The regiment was raised in Philipppsburg on January 1, 1675 from the companies of M. de Fay.

During the War of the Polish Succession (1733-35), the regiment was in a the camp in Alsace in 1732. In 1733, it served on the Rhine.

During the War of the Austrian Succession (1740-48), the regiment took part in the invasion of Bohemia in 1741 and 1742. In 1743, it was back in France and stationed in Verdun. In 1744, it was stationed on the coasts of Bretagne. In 1746, it was initially stationed at Lorient before being transferred to Genoa. In 1748, it was stationed at Carpentras.

In 1749, the regiment was stationed at Nîmes; in 1750, at Besançon; in 1753, at Belfort; in 1754, at Gray; and in 1755, at Montauban.

In 1756, the regiment counted 4 squadrons and ranked 11th.

During the Seven Years' War, the regiment was under the command of:

  • from February 1, 1749: Comte de la Ferronnaye
  • from December 1, 1762 until 1770: Vicomte de Chabot

Service during the War

In 1756, at the outbreak of the war, the regiment was stationed at Belfort.

In 1757, the regiment was transferred to Besançon. By August 1, it was garrisoning Lons-le-Saunier in Franche-Comté.

At the beginning of the summer of 1758, the regiment joined the Army of the Lower Rhine now under the command of the Marquis de Contades. In Mid August, after the retreat of the Allied army to the right bank of the Rhine, the regiment, as part of Contades' Army, crossed the Rhine to follow the Allies. On August 20, it was encamped near Wesel where it formed part of the Reserve.

On April 13, 1759, the regiment took part in the Battle of Bergen where it formed part of the cavalry reserve deployed in the third line behind the Wartberg. In June, during the French offensive in Western Germany, the regiment was part of the Reserve of dragoons.
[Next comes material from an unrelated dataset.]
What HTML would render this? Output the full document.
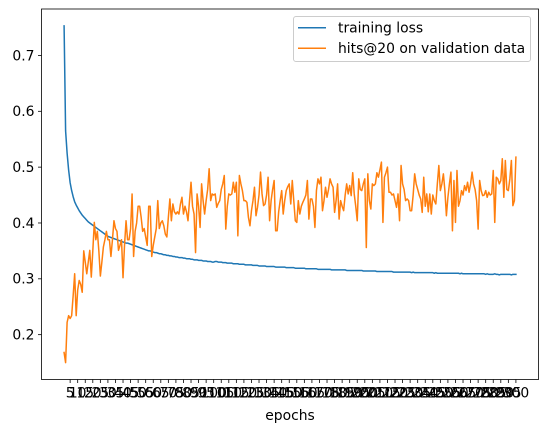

By the end of January 1760, the regiment had taken its winter-quarters in the first line of the French army. By mid March, the regiment was billeted in Gelnhausen and Wächtersbach, still in the first line. By May 23, it was part of the right vanguard of Broglie's Army. Early on June 24, the Légion Royale, supported by Du Roy Dragons and La Ferronnaye Dragons, attacked the Allied rearguard near Homberg and forced it to retire. By December 30, the regiment had taken its winter-quarters in Gotha.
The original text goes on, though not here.